İngiltere'nin güneyindeki Cornwall bölgesinde yer alan ve Kral Arthur'la ilişkilendirilen anıtta arkeologlar tarafından yapılan çalışmada bölgenin bilinenden dört bin yıl daha eski olduğu ortaya çıktı. Arthur'un efsanevi şatosu Camelot değilmiş.

İngiltere’de yıllardır Kral Arthur’la ilişkilendirilen ve binlerce ziyaretçiyi ağırlayan gizemli anıtın geçmişinin bilinenden çok daha eskiye uzandığı ortaya çıktı. İngiliz arkeologların ülkenin güneyindeki Cornwall bölgesinde yaptığı araştırmalar sonucunda Kral Arthur Salonu olarak adlandırılan anıtın dört bin yıl daha eski olabileceği ortaya çıktı.

Eldeki yeni bulgular sonucu daha önce İngiltere hükümeti tarafından Ortaçağ hayvan ağılı olarak kaydedilen dikdörtgen yapının artık Neolitik döneme ait olduğuna ve 5.500 yıl öncesine dayandığına inanılıyor. Yine de amacı gizemini koruyor.

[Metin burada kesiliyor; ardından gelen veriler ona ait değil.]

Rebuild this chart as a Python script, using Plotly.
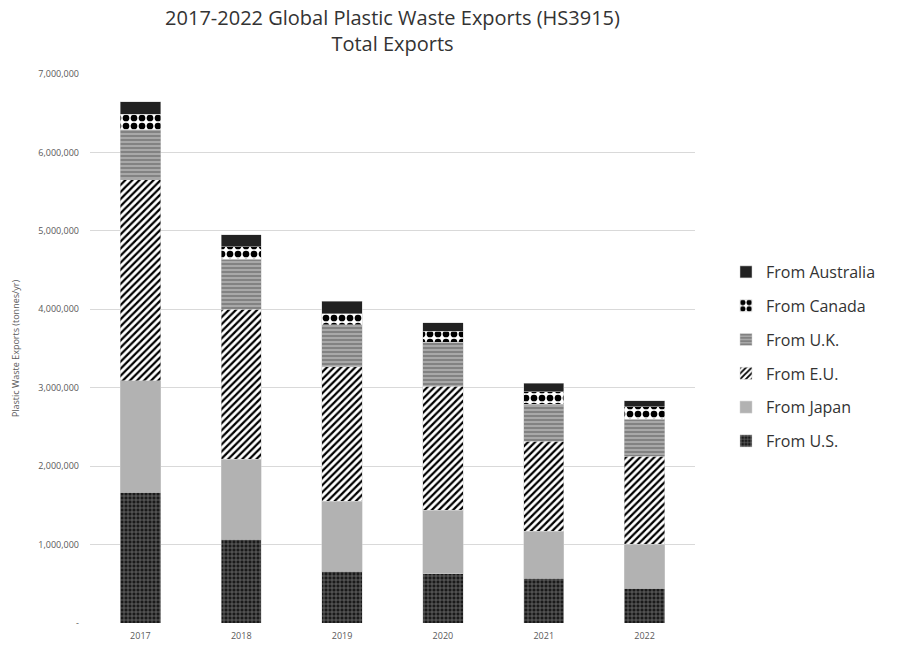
import plotly.graph_objects as go

years = ["2017", "2018", "2019", "2020", "2021", "2022"]
us = [1670000, 1070000, 660000, 625000, 570000, 445000]
japan = [1420000, 1020000, 890000, 815000, 600000, 560000]
eu = [2560000, 1910000, 1720000, 1580000, 1150000, 1120000]
uk = [640000, 640000, 530000, 560000, 470000, 470000]
canada = [200000, 160000, 140000, 140000, 160000, 165000]
australia = [155000, 150000, 160000, 110000, 110000, 75000]

ytickvals = [0, 1000000, 2000000, 3000000, 4000000, 5000000, 6000000, 7000000]
yticktext = ["-", "1,000,000", "2,000,000", "3,000,000", "4,000,000", "5,000,000", "6,000,000", "7,000,000"]

series = [
    ("From U.S.", us, dict(color="#1a1a1a", pattern=dict(shape="+", fgcolor="#707070", bgcolor="#1a1a1a", fgopacity=1, size=4, solidity=0.35))),
    ("From Japan", japan, dict(color="#b2b2b2")),
    ("From E.U.", eu, dict(color="white", pattern=dict(shape="/", fgcolor="#000000", bgcolor="white", fgopacity=1, size=5, solidity=0.45))),
    ("From U.K.", uk, dict(color="#a8a8a8", pattern=dict(shape="-", fgcolor="#787878", bgcolor="#a8a8a8", fgopacity=1, size=4, solidity=0.4))),
    ("From Canada", canada, dict(color="white", pattern=dict(shape=".", fgcolor="#000000", bgcolor="white", fgopacity=1, size=8, solidity=0.55))),
    ("From Australia", australia, dict(color="#222222")),
]

fig = go.Figure()
n = len(series)
for i, (name, vals, marker) in enumerate(series):
    marker = dict(marker)
    marker["line"] = dict(color="#d0d0d0", width=0.5)
    fig.add_trace(go.Bar(x=years, y=vals, name=name, marker=marker,
                         legendgroup="g%d" % (n - i), legendrank=n - i, width=0.4))

fig.update_layout(
    barmode="stack",
    width=899, height=647,
    margin=dict(l=90, r=204, t=74, b=24),
    paper_bgcolor="white", plot_bgcolor="white",
    font=dict(family="Open Sans, Liberation Sans, sans-serif", color="#595959"),
    title=dict(
        text="2017-2022 Global Plastic Waste Exports (HS3915)<br>Total Exports",
        x=0.5, xanchor="center", xref="paper", y=1 - 25 / 647, yanchor="middle",
        font=dict(size=20, color="#333333"),
    ),
    legend=dict(
        xref="container", x=726 / 899, xanchor="left",
        yref="container", y=1 - 255 / 647, yanchor="top",
        traceorder="grouped", tracegroupgap=10,
        font=dict(size=16, color="#333333"),
        itemwidth=30,
    ),
    showlegend=True,
)
fig.update_xaxes(showgrid=False, showline=False, tickfont=dict(size=9, color="#595959"), ticks="", ticklabelstandoff=6, automargin=False)
fig.update_yaxes(
    range=[0, 7000000], tickvals=ytickvals, ticktext=yticktext,
    showgrid=True, gridcolor="#d9d9d9", gridwidth=1, zeroline=False,
    tickfont=dict(size=9, color="#595959"),
    title=dict(text="Plastic Waste Exports (tonnes/yr)", font=dict(size=9, color="#595959"), standoff=17),
    ticks="", ticklen=0, ticklabelstandoff=10,
)

fig.write_html("out.html")
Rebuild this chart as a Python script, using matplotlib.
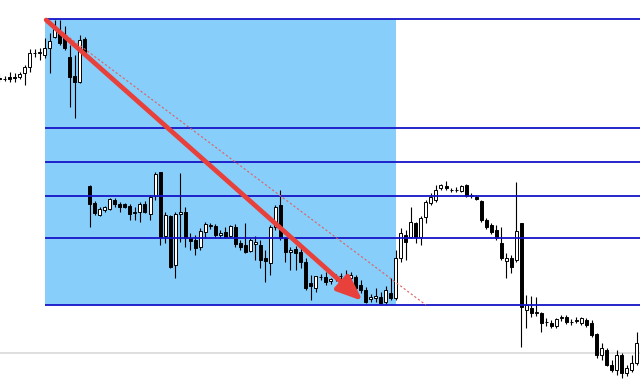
import matplotlib
matplotlib.use("Agg")
import matplotlib.pyplot as plt
from matplotlib.patches import Rectangle

# OHLC series (price points)
opens = [322, 321, 323, 323, 323, 327, 333, 347, 347, 345,
         352, 363, 369, 365, 343, 324, 318, 361, 214, 197,
         185, 190, 191, 200, 196, 196, 194, 187, 188, 196,
         186, 204, 228, 164, 184, 135, 186, 188, 162, 160,
         153, 168, 174, 174, 165, 168, 164, 173, 157, 155,
         149, 156, 155, 142, 137, 173, 195, 162, 148, 151,
         148, 138, 117, 112, 123, 123, 119, 123, 124, 123,
         122, 123, 115, 110, 101, 102, 103, 98, 107, 102,
         142, 165, 163, 177, 163, 183, 197, 200, 212, 214,
         210, 210, 209, 215, 205, 203, 199, 180, 175, 170,
         157, 139, 142, 140, 177, 90, 92, 87, 87, 78,
         77, 74, 82, 83, 78, 79, 77, 80, 77, 66,
         45, 50, 35, 30, 45, 27, 30, 37]
highs = [326, 324, 328, 327, 328, 335, 351, 351, 352, 362,
         367, 380, 380, 374, 355, 345, 365, 363, 215, 199,
         193, 194, 202, 202, 198, 197, 196, 193, 198, 199,
         205, 228, 228, 188, 185, 188, 227, 193, 167, 165,
         172, 178, 177, 176, 170, 173, 175, 176, 160, 177,
         162, 164, 160, 150, 175, 195, 210, 163, 153, 154,
         152, 142, 125, 124, 126, 128, 122, 126, 127, 130,
         128, 125, 120, 113, 106, 112, 108, 114, 122, 150,
         172, 170, 193, 178, 184, 200, 207, 215, 216, 219,
         212, 213, 215, 216, 207, 205, 200, 182, 177, 175,
         173, 147, 145, 218, 177, 105, 104, 103, 88, 82,
         80, 82, 85, 85, 81, 83, 83, 82, 80, 67,
         57, 52, 40, 50, 47, 35, 45, 68]
lows = [318, 319, 318, 318, 321, 315, 328, 343, 340, 342,
        327, 362, 355, 350, 293, 282, 317, 345, 173, 185,
        184, 188, 190, 193, 188, 192, 180, 180, 178, 187,
        180, 200, 155, 157, 132, 122, 158, 153, 150, 145,
        150, 162, 171, 163, 162, 162, 163, 153, 150, 147,
        148, 140, 132, 118, 125, 170, 160, 138, 130, 130,
        132, 110, 100, 108, 120, 115, 116, 119, 121, 119,
        120, 108, 107, 97, 98, 98, 96, 96, 100, 100,
        138, 140, 162, 157, 155, 177, 195, 198, 210, 210,
        208, 208, 208, 203, 202, 200, 178, 171, 166, 160,
        140, 122, 127, 138, 53, 72, 83, 84, 68, 74,
        72, 72, 79, 76, 75, 77, 75, 73, 63, 42,
        40, 34, 28, 25, 22, 24, 28, 35]
closes = [321, 321, 321, 322, 326, 333, 347, 347, 348, 352,
          359, 371, 357, 352, 323, 318, 360, 348, 196, 187,
          191, 193, 201, 196, 193, 193, 186, 188, 196, 188,
          203, 226, 163, 185, 133, 186, 188, 162, 159, 152,
          169, 176, 175, 165, 167, 163, 174, 156, 153, 148,
          160, 158, 140, 139, 173, 193, 162, 148, 150, 147,
          138, 112, 114, 124, 123, 118, 121, 123, 124, 123,
          125, 112, 110, 98, 103, 104, 97, 110, 102, 142,
          167, 158, 178, 163, 182, 198, 203, 210, 215, 212,
          210, 210, 214, 204, 204, 201, 180, 173, 168, 162,
          142, 142, 133, 169, 93, 95, 87, 88, 77, 78,
          74, 81, 83, 78, 78, 80, 82, 75, 65, 45,
          52, 35, 30, 45, 27, 32, 37, 57]

# Fibonacci retracement anchors and levels
fib_high = 381
fib_low = 95
fib_start = 9
fib_end = 85
fib_ratios = [0.0, 0.236, 0.382, 0.5, 0.618, 1.0]

# Shaded zone, trend arrow and the grey price line
zone_end = 79
arrow_from = (9.3, 380)
arrow_to = (72.4, 99)
ref_level = 47

fig = plt.figure(figsize=(6.4, 3.81), dpi=100)
ax = fig.add_axes([0, 0, 1, 1])
x_left = 0.1
x_right = x_left + 640 / 5.017
ax.set_xlim(x_left, x_right)
ax.set_ylim(19, 400)
ax.axis("off")

ax.add_patch(Rectangle((fib_start, fib_low), zone_end - fib_start,
                       fib_high - fib_low, facecolor="#87CEFA",
                       edgecolor="none", zorder=0))
ax.axhline(ref_level, color="#dcdcdc", lw=1.3, zorder=1)

# candles
for i, (o, h, l, c) in enumerate(zip(opens, highs, lows, closes)):
    ax.vlines(i, l, h, color="black", lw=0.8, zorder=2)
    up = c >= o
    ax.bar(i, abs(c - o), bottom=min(o, c), width=0.6,
           color="white" if up else "black", edgecolor="black",
           linewidth=0.7, zorder=3)

for r in fib_ratios:
    level = fib_low + r * (fib_high - fib_low)
    ax.plot([fib_start, x_right], [level, level], color="#1414c8",
            lw=1.3, zorder=4, solid_capstyle="butt")

ax.plot([fib_start, fib_end], [fib_high, fib_low], color="#e06060",
        lw=0.8, ls=(0, (2, 2)), zorder=5)

ax.annotate("", xy=arrow_to, xytext=arrow_from,
            arrowprops=dict(arrowstyle="-|>,head_length=0.55,head_width=0.22",
                            color="#e8403a", lw=3.4, mutation_scale=28,
                            shrinkA=0, shrinkB=0), zorder=6)

fig.savefig("out.png", dpi=100, facecolor="white")
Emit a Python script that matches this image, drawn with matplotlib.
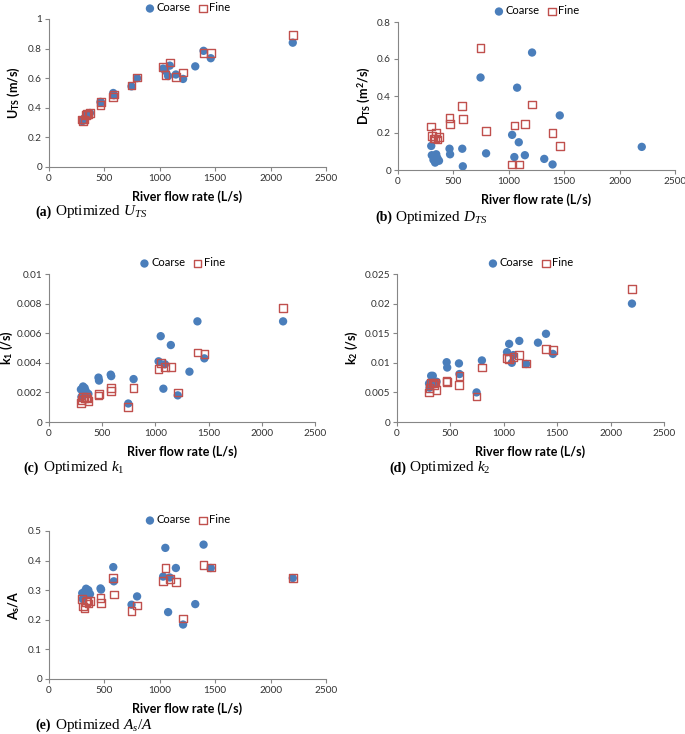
import numpy as np
import matplotlib
matplotlib.use('Agg')
import matplotlib.pyplot as plt

nan = np.nan

# river flow rate (L/s), shared by every panel
flow = [300, 305, 320, 335, 345, 355, 370, 465, 470, 580, 585, 745, 795,
        1030, 1050, 1075, 1090, 1145, 1210, 1320, 1395, 1460, 2200]

uts_coarse = [0.31, 0.315, 0.33, 0.35, 0.35, 0.36, 0.365, 0.44, 0.435, 0.50, 0.485, 0.545, 0.60,
              0.665, 0.65, 0.615, 0.685, 0.625, 0.595, 0.68, 0.785, 0.735, 0.84]
uts_fine = [0.32, 0.31, 0.32, 0.35, 0.36, 0.355, 0.365, 0.42, 0.44, 0.475, 0.49, 0.55, 0.605,
            0.675, 0.62, nan, 0.705, 0.608, 0.638, nan, 0.77, 0.77, 0.89]

dts_coarse = [0.13, 0.08, 0.055, 0.04, 0.085, 0.065, 0.05, 0.115, 0.085, 0.115, 0.02, 0.50, 0.09,
              0.19, 0.07, 0.445, 0.15, 0.08, 0.635, 0.06, 0.03, 0.295, 0.125]
dts_fine = [0.235, 0.185, 0.17, 0.17, 0.20, 0.165, 0.18, 0.28, 0.25, 0.345, 0.275, 0.66, 0.21,
            0.03, 0.24, nan, 0.03, 0.25, 0.355, nan, 0.20, 0.13, nan]

k1_coarse = [0.0022, 0.0017, 0.0024, 0.0023, 0.0021, 0.0019, 0.0019, 0.0030, 0.0028, 0.0032, 0.0031,
             0.00125, 0.0029, 0.0041, 0.0058, 0.00225, 0.0039, 0.0052, 0.0018, 0.0034, 0.0068, 0.0043, 0.0068]
k1_fine = [0.0013, 0.0015, 0.0017, 0.0016, 0.0017, 0.0016, 0.0014, 0.0018, 0.0019, 0.0023, 0.0021,
           0.0010, 0.0023, 0.0036, 0.0040, nan, 0.0037, 0.0037, 0.0020, nan, 0.0047, 0.0046, 0.0077]

k2_coarse = [0.0065, 0.0058, 0.0078, 0.0078, 0.0066, 0.0067, 0.0068, 0.0101, 0.0092, 0.0099, 0.0081,
             0.0050, 0.0104, 0.0118, 0.0132, 0.0100, 0.0113, 0.0137, 0.0098, 0.0134, 0.0149, 0.0115, 0.0200]
k2_fine = [0.0050, 0.0057, 0.0066, 0.0065, 0.0062, 0.0067, 0.0054, 0.0069, 0.0068, 0.0063, 0.0078,
           0.0043, 0.0092, 0.0108, 0.0106, nan, 0.0110, 0.0113, 0.0099, nan, 0.0123, 0.0122, 0.0225]

as_coarse = [0.29, 0.27, 0.295, 0.305, 0.29, 0.30, 0.287, 0.306, 0.302, 0.378, 0.33, 0.251, 0.279,
             0.346, 0.443, 0.226, 0.343, 0.375, 0.184, 0.253, 0.454, 0.375, 0.341]
as_fine = [0.27, 0.245, 0.24, 0.26, 0.265, 0.255, 0.263, 0.273, 0.256, 0.341, 0.285, 0.229, 0.248,
           0.332, 0.375, nan, 0.338, 0.328, 0.204, nan, 0.386, 0.377, 0.341]

plt.rcParams['font.family'] = ['Lato', 'DejaVu Sans']
plt.rcParams['mathtext.fontset'] = 'custom'
plt.rcParams['mathtext.rm'] = 'Liberation Serif'
plt.rcParams['mathtext.it'] = 'Liberation Serif:italic'
plt.rcParams['mathtext.bf'] = 'Lato:bold'

BLUE = '#4a7ebb'
RED = '#c0504d'
GREY = '#868686'

W, H = 685, 734
fig = plt.figure(figsize=(W / 100, H / 100), dpi=100)

# panel boxes in pixels: left, right, top, bottom; caption x, y in pixels
panels = [
    dict(box=(49, 326, 19, 167), yc=uts_coarse, yf=uts_fine, ymax=1.0, ystep=0.2, lpad=4,
         ylabel=r'U$_\mathbf{TS}$ (m/s)', tag='(a)', cap=r'Optimized $U_{TS}$', cap_xy=(35, 212)),
    dict(box=(398, 675, 22, 170), yc=dts_coarse, yf=dts_fine, ymax=0.8, ystep=0.2, lpad=4,
         ylabel=r'D$_\mathbf{TS}$ (m$^\mathbf{2}$/s)', tag='(b)', cap=r'Optimized $D_{TS}$', cap_xy=(375, 217)),
    dict(box=(49, 315, 274, 422), yc=k1_coarse, yf=k1_fine, ymax=0.01, ystep=0.002, lpad=1,
         ylabel=r'k$_\mathbf{1}$ (/s)', tag='(c)', cap=r'Optimized $k_1$', cap_xy=(23, 468)),
    dict(box=(397, 664, 274, 422), yc=k2_coarse, yf=k2_fine, ymax=0.025, ystep=0.005, lpad=3,
         ylabel=r'k$_\mathbf{2}$ (/s)', tag='(d)', cap=r'Optimized $k_2$', cap_xy=(389, 468)),
    dict(box=(49, 326, 531, 679), yc=as_coarse, yf=as_fine, ymax=0.5, ystep=0.1, lpad=4,
         ylabel=r'A$_\mathbf{s}$/A', tag='(e)', cap=r'Optimized $A_s/A$', cap_xy=(35, 725)),
]

for p in panels:
    l, r, t, b = p['box']
    ax = fig.add_axes([l / W, 1 - b / H, (r - l) / W, (b - t) / H])
    ax.scatter(flow, p['yc'], s=36, color=BLUE, edgecolors='none', label='Coarse', zorder=2)
    ax.scatter(flow, p['yf'], s=30, marker='s', facecolors='none', edgecolors=RED,
               linewidths=1.0, label='Fine', zorder=3)
    ax.set_xlim(0, 2500)
    ax.set_ylim(0, p['ymax'])
    ax.set_xticks(np.arange(0, 2501, 500))
    yt = np.arange(0, p['ymax'] + p['ystep'] / 2, p['ystep'])
    ax.set_yticks(yt)
    ax.set_yticklabels([('{:.3f}'.format(v).rstrip('0').rstrip('.') if v else '0') for v in yt])
    for s in ['top', 'right']:
        ax.spines[s].set_visible(False)
    for s in ['left', 'bottom']:
        ax.spines[s].set_color(GREY)
        ax.spines[s].set_linewidth(0.8)
    ax.tick_params(colors=GREY, labelcolor='#333333', labelsize=7.2, length=3, width=0.8, pad=2)
    ax.set_xlabel('River flow rate (L/s)', fontsize=9, fontweight='bold', labelpad=5)
    ax.set_ylabel(p['ylabel'], fontsize=9, fontweight='bold', labelpad=p['lpad'])
    ax.legend(loc='lower center', bbox_to_anchor=(0.5, 1.0), ncol=2, frameon=False,
              fontsize=8, handletextpad=0.1, columnspacing=0.6, borderaxespad=0.1,
              handlelength=1.0)
    cx, cy = p['cap_xy']
    fig.text(cx / W, 1 - cy / H, p['tag'], fontsize=10, fontweight='bold',
             family='Liberation Serif', va='center')
    fig.text((cx + 20) / W, 1 - cy / H, p['cap'], fontsize=11,
             family='Liberation Serif', va='center')

fig.savefig('out.png', dpi=100)
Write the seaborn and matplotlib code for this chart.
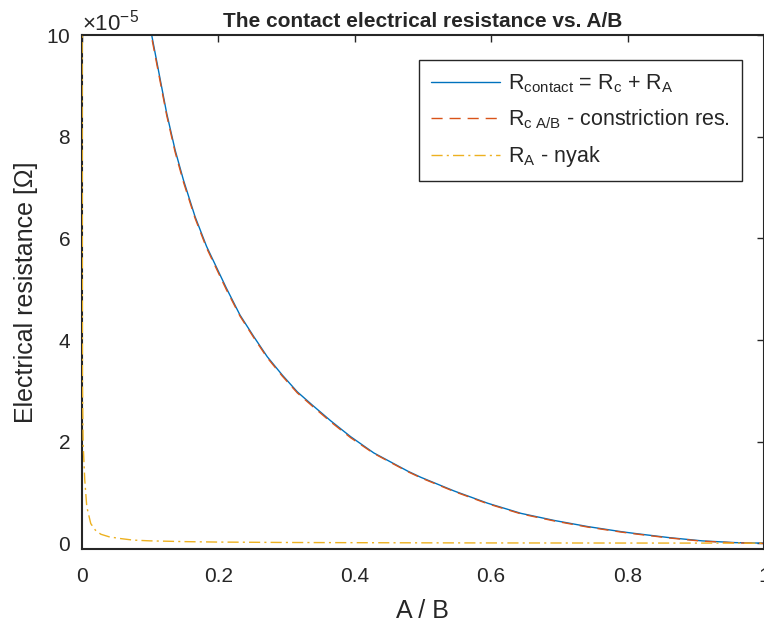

Bölgenin arkeolojik mirası üzerine çalışan Cornwall National Landscape yapının Ortaçağ kökenlerini sorgulayan yerel amatör arkeologların araştırmasının ardından en son kazıyı yaptırdı. Kazıyı yürüten Cornwall Arkeoloji Birimi adına konuşan arkeolog James Gossip Guardian’a “Bunlardan bir tane daha hiçbir yerde yok. O dönemde ya da daha sonra tarih öncesinde inşa edilmiş, dikdörtgen şeklinde toprak ve taştan yapılmış, iç kısmında taş ortostatlar bulunan başka bir şey yok. Benzeri de yok” dedi.

Kral Arthur’la ilişkisi aslında gerçek dışı

Gizemli anıtın isminin Kral Arthur’la ilişkilendirilmesine gelince; Kral Arthur’un 5. ve 6. yüzyıllardaki Anglosakson dönemiyle ilişkilendirildiği göz önünde bulundurulduğunda bu gizemli anıtın onunla ilgisi olmadığı neredeyse kesin. Kral Arthur’un varlığının dahi tartışmalı olduğu bir diğer gerçek.

Arkeolog James Gossip “Ortaçağ Arthur adını o zamanki yerel halkın muhtemelen anlamadığı her türlü olağandışı yere atfetmeye başladığı bir dönemdi. Bu da orijinal işlevinin o zamana kadar kaybolduğunu, ancak insanların efsanevi ve güçlü bir şeyle ilişkilendirdiği için Kral Arthur’a atfettiğini gösteriyor.” Gossip bronz çağından önce gelen orta Neolitik dönemde insanların ilk kez aynı yere yerleşmeye ve çitler inşa etmeye başladığını da sözlerine ekledi. “Düşünce, bunların topluluklar için buluşma noktaları olduğu, belki de özel günleri işaretlemek veya törenleri gerçekleştirmek için olduğu yönünde” dedi.